• [WHAT IS NEEDED]
In the entries, find all lines that hold the word "this" and copy them.

──────────────────────────────

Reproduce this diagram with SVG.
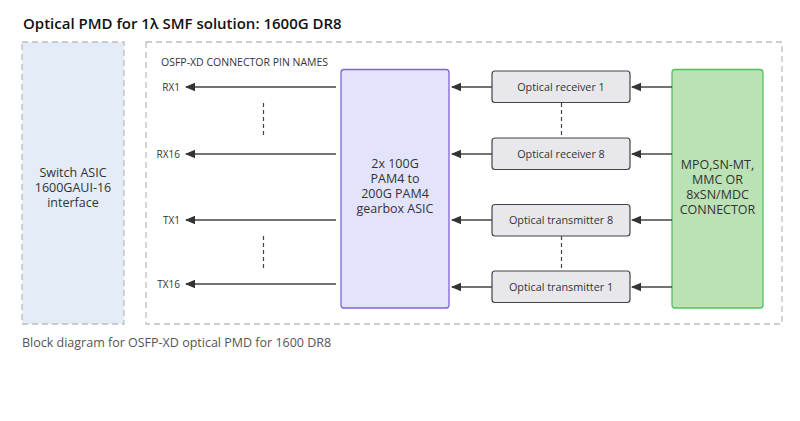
<svg xmlns="http://www.w3.org/2000/svg" width="800" height="421" viewBox="0 0 800 421">
<style>
text{font-family:"Open Sans","Noto Sans","Liberation Sans",sans-serif;fill:#333}
.title{font-size:15px;font-weight:600;fill:#111}
.pin{font-size:10px;fill:#333}
.pinr{font-size:10px;fill:#333;text-anchor:end}
.big{font-size:12.5px;font-weight:500;text-anchor:middle;fill:#333}
.opt{font-size:10.8px;text-anchor:middle;fill:#333}
.cap{font-size:12.5px;fill:#555}
.dash{fill:none;stroke:#bdbdbd;stroke-width:1.3;stroke-dasharray:6 4}
.opbox{fill:#e8e8ec;stroke:#444;stroke-width:1.2}
.conn line{stroke:#444;stroke-width:1.5}
.conn line.dot{stroke:#444;stroke-width:1.2;stroke-dasharray:4 3}
</style>
<defs>
<marker id="ah" markerUnits="userSpaceOnUse" markerWidth="10" markerHeight="10" viewBox="0 0 10 10" refX="9" refY="5" orient="auto">
<path d="M10,5 L0,0.8 L0,9.2 Z" fill="#333"/>
</marker>
</defs>
<rect width="800" height="421" fill="#fff"/>
<text class="title" x="23" y="29">Optical PMD for 1λ SMF solution: 1600G DR8</text>

<g id="switch-asic">
<rect x="22" y="42" width="102" height="282" class="dash" style="fill:#e4ecf7"/>
<text class="big" x="73" y="177">Switch ASIC</text>
<text class="big" x="73" y="192">1600GAUI-16</text>
<text class="big" x="73" y="207">interface</text>
</g>

<g id="module">
<rect x="146" y="42" width="636" height="282" class="dash"/>
<text class="pin" x="161" y="66" style="font-size:10.5px">OSFP-XD CONNECTOR PIN NAMES</text>
</g>

<g id="pins">
<text class="pinr" x="180" y="90.5">RX1</text>
<text class="pinr" x="180" y="157.5">RX16</text>
<text class="pinr" x="180" y="223.5">TX1</text>
<text class="pinr" x="180" y="287.5">TX16</text>
</g>

<g id="gearbox">
<rect x="341" y="69.5" width="108" height="238.5" rx="3" fill="#e3e3fb" stroke="#8064d6" stroke-width="1.3"/>
<text class="big" x="395" y="168">2x 100G</text>
<text class="big" x="395" y="183">PAM4 to</text>
<text class="big" x="395" y="198">200G PAM4</text>
<text class="big" x="395" y="213">gearbox ASIC</text>
</g>

<g id="rx1"><rect x="492" y="71" width="138" height="31.5" rx="3" class="opbox"/><text class="opt" x="561" y="90.5">Optical receiver 1</text></g>
<g id="rx8"><rect x="492" y="138" width="138" height="31.5" rx="3" class="opbox"/><text class="opt" x="561" y="157.5">Optical receiver 8</text></g>
<g id="tx8"><rect x="492" y="204.5" width="138" height="31.5" rx="3" class="opbox"/><text class="opt" x="561" y="224">Optical transmitter 8</text></g>
<g id="tx1"><rect x="492" y="271" width="138" height="31.5" rx="3" class="opbox"/><text class="opt" x="561" y="290.5">Optical transmitter 1</text></g>

<g id="connector">
<rect x="672" y="69.5" width="91" height="238.5" rx="3" fill="#bae2b5" stroke="#52c15a" stroke-width="1.3"/>
<text class="big" x="717.5" y="169">MPO,SN-MT,</text>
<text class="big" x="717.5" y="184">MMC OR</text>
<text class="big" x="717.5" y="199">8xSN/MDC</text>
<text class="big" x="717.5" y="214">CONNECTOR</text>
</g>

<g id="connectors" class="conn">
<line x1="336" y1="87" x2="186" y2="87" marker-end="url(#ah)"/>
<line x1="336" y1="154" x2="186" y2="154" marker-end="url(#ah)"/>
<line x1="336" y1="220" x2="186" y2="220" marker-end="url(#ah)"/>
<line x1="336" y1="284" x2="186" y2="284" marker-end="url(#ah)"/>
<line x1="492" y1="87" x2="452" y2="87" marker-end="url(#ah)"/>
<line x1="492" y1="154" x2="452" y2="154" marker-end="url(#ah)"/>
<line x1="492" y1="220" x2="452" y2="220" marker-end="url(#ah)"/>
<line x1="492" y1="287" x2="452" y2="287" marker-end="url(#ah)"/>
<line x1="672" y1="87" x2="632" y2="87" marker-end="url(#ah)"/>
<line x1="672" y1="154" x2="632" y2="154" marker-end="url(#ah)"/>
<line x1="672" y1="220" x2="632" y2="220" marker-end="url(#ah)"/>
<line x1="672" y1="287" x2="632" y2="287" marker-end="url(#ah)"/>
<line class="dot" x1="263.5" y1="103" x2="263.5" y2="137"/>
<line class="dot" x1="263.5" y1="236" x2="263.5" y2="270"/>
<line class="dot" x1="561.5" y1="103" x2="561.5" y2="138"/>
<line class="dot" x1="561.5" y1="236" x2="561.5" y2="271"/>
</g>

<text class="cap" x="22" y="347">Block diagram for OSFP-XD optical PMD for 1600 DR8</text>
</svg>
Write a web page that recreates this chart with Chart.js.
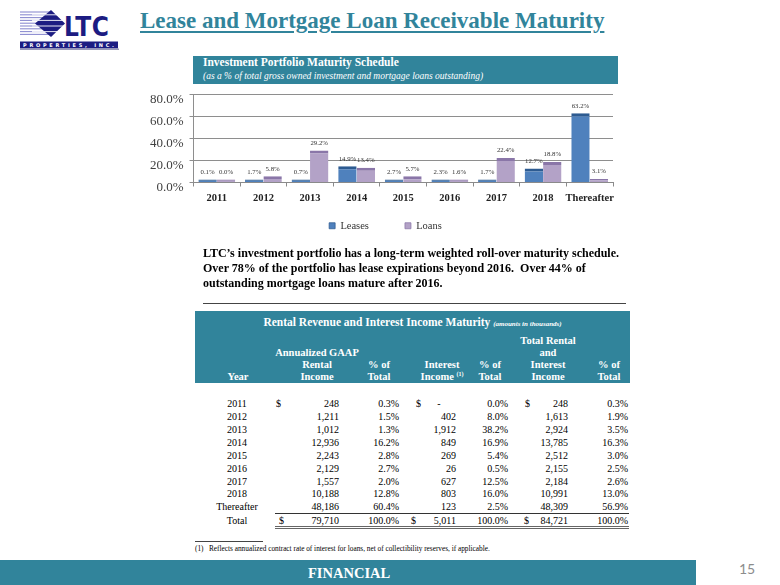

──────────────────────────────

• [THE ANSWER]
Reproduce this diagram with SVG.
Write a web page that recreates this chart with Chart.js.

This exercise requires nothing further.